In Memoriam pays tribute to those who have left this world, and the songs they left us to remember them by.
Here at Cover Me, we have several categories where we salute artists who are still doing good work in the cover song field. What we haven’t had is a category to salute those who no longer walk among the living, but whose songs have built a legacy that keeps their voices as alive as yours and mine. That changes today with the grand opening of our In Memoriam category, where we remember those who have moved on into the great unknown and left an abundance of their gifts behind. Our first subject: Townes Van Zandt, born 69 years ago today.
Van Zandt’s life was a turbulent one, self-destructive to the nth degree both personally and professionally. The pain he generated appeared throughout his musical catalog, doing battle with the heart and not always losing. That conflict drove Van Zandt’s songs in such a way that allowed them to drive their way into the listeners’ very beings – even as those same listeners kept a wary distance of Van Zandt himself. Check out how powerful these songs are, and take a moment to think of what Van Zandt went through to get them that way.
Azure Ray – For the Sake of the Song (Townes Van Zandt cover)
Dreampoppers Azure Ray’s cover of “For the Sake of the Song” is a textbook example of the difference between pretty and gorgeous. Where Van Zandt’s melody was either obscured by busy production or pared back to basics, Orenda Fink and Maria Taylor enrich the music with full yet clear instrumentation, then float their heavenly vocals atop. Result: less a cover than a transfiguration.
The Be Good Tanyas – Waiting Around to Die (Townes Van Zandt cover)
Van Zandt called “Waiting Around to Die” the first serious song he ever wrote; it’s certainly one of his bleaker ones, with the narrator coming from an abusive home, robbing and being robbed, and falling into the arms of Morpheus. It’s timeless in its way, too; the Be Good Tanyas’ cover, recorded thirty-five years after Van Zandt wrote it, sounds like it could have been first performed a hundred years earlier.
Isobel Campbell & Mark Lanegan – No Place to Fall (Townes Van Zandt cover)
Isobel Campbell started out with Belle & Sebastian; Mark Lanegan co-founded Screaming Trees. Not a couple you’d imagine pairing up, let alone making beautiful music together, but they’re three albums into a very fruitful partnership. “No Place to Fall,” from 2010’s Hawk, is a good example of what happens when her light meets his shadows.
Jay Farrar – White Freightliner Blues (Townes Van Zandt cover)
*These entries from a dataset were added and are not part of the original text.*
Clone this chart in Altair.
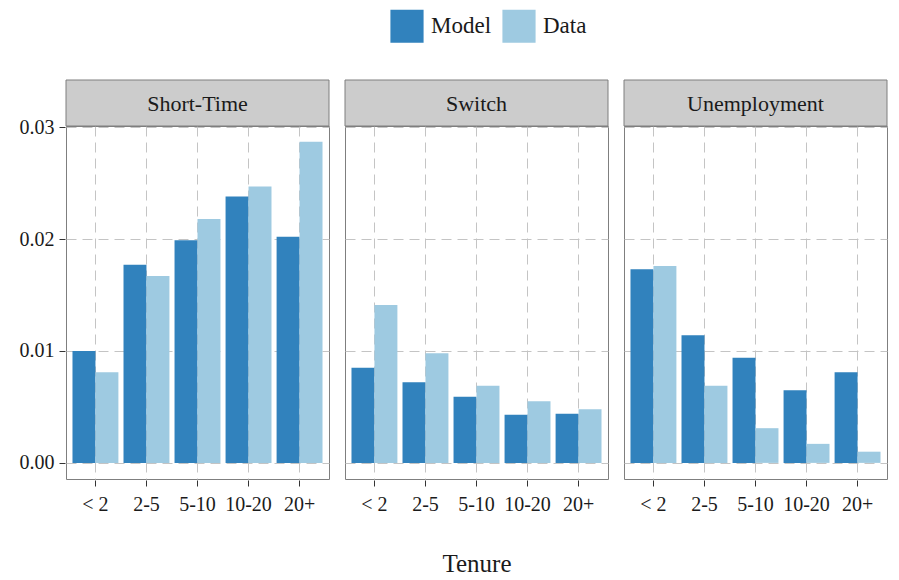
import altair as alt
import pandas as pd

tenure = ["< 2", "2-5", "5-10", "10-20", "20+"]
panels = ["Short-Time", "Switch", "Unemployment"]
series = ["Model", "Data"]

model_short = [0.0100, 0.0177, 0.0199, 0.0238, 0.0202]
data_short = [0.0081, 0.0167, 0.0218, 0.0247, 0.0287]
model_switch = [0.0085, 0.0072, 0.0059, 0.0043, 0.0044]
data_switch = [0.0141, 0.0098, 0.0069, 0.0055, 0.0048]
model_unemp = [0.0173, 0.0114, 0.0094, 0.0065, 0.0081]
data_unemp = [0.0176, 0.0069, 0.0031, 0.0017, 0.0010]

values = {
    ("Short-Time", "Model"): model_short,
    ("Short-Time", "Data"): data_short,
    ("Switch", "Model"): model_switch,
    ("Switch", "Data"): data_switch,
    ("Unemployment", "Model"): model_unemp,
    ("Unemployment", "Data"): data_unemp,
}

rows = []
for p in panels:
    for s in series:
        for t, v in zip(tenure, values[(p, s)]):
            rows.append({"panel": p, "series": s, "tenure": t, "value": v})
df = pd.DataFrame(rows)

FONT = "Liberation Serif"
W, H = 263, 353

base = alt.Chart(df)

bars = base.mark_bar().encode(
    x=alt.X(
        "tenure:N",
        sort=tenure,
        scale=alt.Scale(paddingInner=0.1, paddingOuter=0.127),
        axis=alt.Axis(title=None, bandPosition=0.5, labelAngle=0, labelPadding=8),
    ),
    xOffset=alt.XOffset("series:N", sort=series,
                        scale=alt.Scale(paddingInner=0, paddingOuter=0)),
    y=alt.Y(
        "value:Q",
        scale=alt.Scale(domain=[-0.00144, 0.0301], nice=False, zero=False),
        axis=alt.Axis(values=[0, 0.01, 0.02, 0.03], format=".2f", title=None),
    ),
    color=alt.Color(
        "series:N",
        sort=series,
        scale=alt.Scale(domain=series, range=["#3182bd", "#9ecae1"]),
        legend=alt.Legend(
            title=None, orient="none", direction="horizontal",
            legendX=324, legendY=-117, symbolType="square", symbolSize=1100,
            symbolStrokeWidth=0, labelFontSize=23, labelFont=FONT,
            labelColor="#1a1a1a", columnPadding=10, labelOffset=7,
        ),
    ),
)

strip = base.mark_rect(fill="#cccccc", stroke="#7f7f7f", strokeWidth=1).encode(
    x=alt.value(0), x2=alt.value(W), y=alt.value(-46), y2=alt.value(0)
).transform_filter("datum.series == 'Model' && datum.tenure == '< 2'")

strip_text = base.mark_text(font=FONT, fontSize=22, color="#1a1a1a").encode(
    text="panel:N", x=alt.value(W / 2), y=alt.value(-22)
).transform_filter("datum.series == 'Model' && datum.tenure == '< 2'")

chart = alt.layer(bars, strip, strip_text).properties(
    width=W, height=H
).facet(
    column=alt.Column(
        "panel:N", sort=panels,
        header=alt.Header(labels=False, title="Tenure", titleOrient="bottom",
                          titleFont=FONT, titleFontSize=25, titleFontWeight="normal",
                          titleColor="#1a1a1a", titlePadding=28),
    ),
    spacing=14,
).configure_view(
    stroke="#7f7f7f", strokeWidth=1
).configure_axis(
    domain=False,
    grid=True,
    gridColor="#c4c4c4",
    gridDash=[10, 6],
    gridWidth=1,
    tickColor="#333333",
    tickSize=6,
    labelFont=FONT,
    labelFontSize=20,
    labelColor="#1a1a1a",
    labelPadding=5,
).properties(
    padding={"left": 11, "top": 1, "right": 0, "bottom": 0},
    background="white",
)

chart.save("out.html", embed_options={"renderer": "svg", "actions": False})
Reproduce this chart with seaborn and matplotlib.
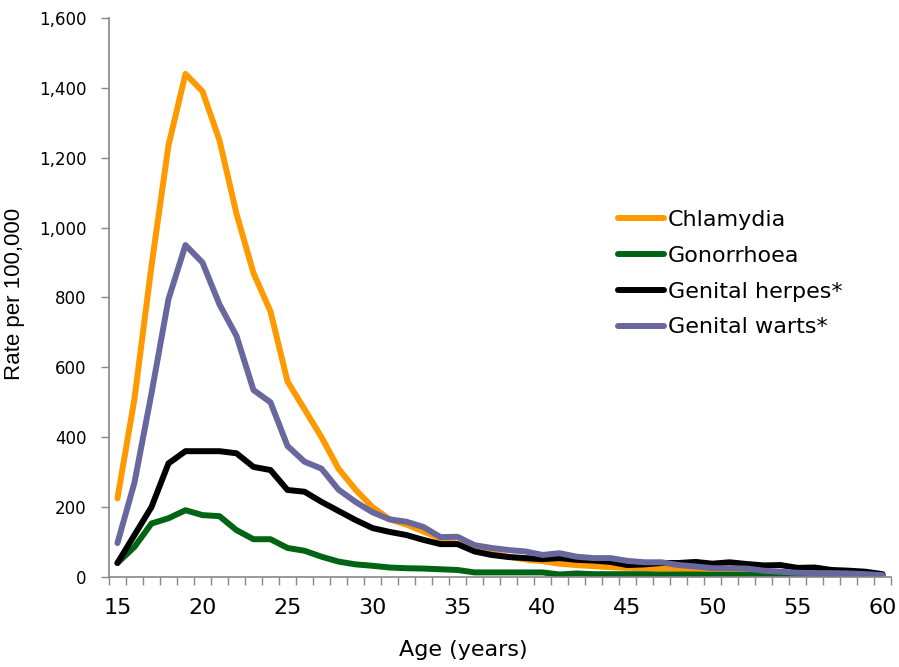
import pandas as pd
import matplotlib
matplotlib.use("Agg")
import matplotlib.pyplot as plt
import seaborn as sns
from matplotlib.ticker import FuncFormatter, MultipleLocator, FixedLocator

# data
ages = list(range(15, 61))
chlamydia = [225, 510, 890, 1235, 1440, 1390, 1250, 1040, 870, 760,
             560, 480, 400, 310, 250, 200, 165, 150, 130, 110,
             95, 80, 68, 58, 50, 45, 38, 34, 31, 28,
             26, 25, 24, 23, 20, 17, 15, 13, 11, 9,
             8, 7, 6, 5, 5, 4]
gonorrhoea = [40, 86, 153, 168, 191, 177, 174, 134, 108, 108,
              83, 75, 58, 44, 36, 32, 27, 25, 24, 22,
              20, 13, 13, 13, 13, 13, 7, 10, 8, 8,
              8, 8, 7, 7, 7, 6, 6, 6, 5, 5,
              5, 5, 4, 4, 4, 4]
herpes = [40, 120, 200, 325, 360, 360, 360, 354, 315, 306,
          249, 244, 215, 189, 163, 140, 129, 120, 106, 94,
          94, 73, 63, 57, 54, 51, 54, 49, 47, 43,
          34, 36, 40, 40, 43, 38, 42, 37, 33, 34,
          26, 27, 20, 18, 15, 8]
warts = [97, 270, 525, 795, 950, 900, 780, 690, 535, 500,
         375, 330, 310, 250, 215, 185, 165, 158, 143, 114,
         115, 91, 83, 77, 73, 63, 68, 58, 54, 54,
         46, 42, 42, 34, 30, 25, 25, 24, 18, 15,
         12, 11, 11, 10, 8, 5]

series_names = ["Chlamydia", "Gonorrhoea", "Genital herpes*", "Genital warts*"]
colors = ["#FF9900", "#006414", "#000000", "#68689E"]
x_labels = [15, 20, 25, 30, 35, 40, 45, 50, 55, 60]

frames = []
for name, vals in zip(series_names, [chlamydia, gonorrhoea, herpes, warts]):
    frames.append(pd.DataFrame({"Age": ages, "Rate": vals, "Infection": name}))
df = pd.concat(frames, ignore_index=True)

sns.set_style("white", {"text.color": "black", "axes.labelcolor": "black",
                        "xtick.color": "black", "ytick.color": "black"})
plt.rcParams['font.family'] = ['DejaVu Sans']

fig = plt.figure(figsize=(8.99, 6.67), dpi=100)
ax = fig.add_axes([0.1212, 0.135, 0.870, 0.838])

sns.lineplot(data=df, x="Age", y="Rate", hue="Infection",
             hue_order=series_names, palette=colors, linewidth=4.3,
             ax=ax, legend=True)

ax.set_xlim(14.5, 60.5)
ax.set_ylim(0, 1600)

# y axis
ax.yaxis.set_major_locator(MultipleLocator(200))
ax.yaxis.set_major_formatter(FuncFormatter(lambda v, p: f"{int(v):,}"))
ax.tick_params(axis='y', labelsize=12, length=6, width=1, color='#888888',
               labelcolor='black', direction='out', left=True, pad=10)

# x axis: labels every 5 years, tick marks between the yearly categories
ax.set_xticks(x_labels, [str(v) for v in x_labels],
              fontfamily=['Liberation Sans Narrow', 'DejaVu Sans'], fontsize=16)
ax.xaxis.set_minor_locator(FixedLocator([a + 0.5 for a in range(14, 61)]))
ax.tick_params(axis='x', which='major', length=0, pad=15, labelcolor='black')
ax.tick_params(axis='x', which='minor', length=6, width=1, color='#888888',
               direction='out', bottom=True)

sns.despine(ax=ax)
for s in ['left', 'bottom']:
    ax.spines[s].set_color('#888888')
    ax.spines[s].set_linewidth(1.2)

ax.set_xlabel("Age (years)", fontsize=16, labelpad=16, x=0.453, color='black')
ax.set_ylabel("Rate per 100,000", fontsize=16, labelpad=10, y=0.506,
              color='black', fontfamily=['Liberation Sans', 'DejaVu Sans'])

leg = ax.legend(loc='upper left', bbox_to_anchor=(0.625, 0.692), frameon=False,
                fontsize=16, handlelength=2.1, handletextpad=0.15,
                labelspacing=0.71)

fig.savefig("out.png", dpi=100)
As a driving force in Uncle Tupelo and Son Volt, Jay Farrar can lay claim to being one of the key members of the Americana music genre; Van Zandt’s music predated the radio format by a good two decades, but would have fit like a well-worn boot. Farrar may well be incapable of not doing justice to “White Freightliner Blues,” but not only does he pull it off, live on stage, he gives it a tormented edge that scrapes down to a level just above real pain.
Mumford & Sons – If I Needed You (Townes Van Zandt cover)
“Pancho and Lefty” may be Van Zandt’s signature song, but “If I Needed You” has an equally strong hold on interpreters. This version, performed by Mumford and Sons, raises the tension and the volume as the song goes along, and the final verse brings release in a way the original didn’t, lifting the spirits as well as the heart.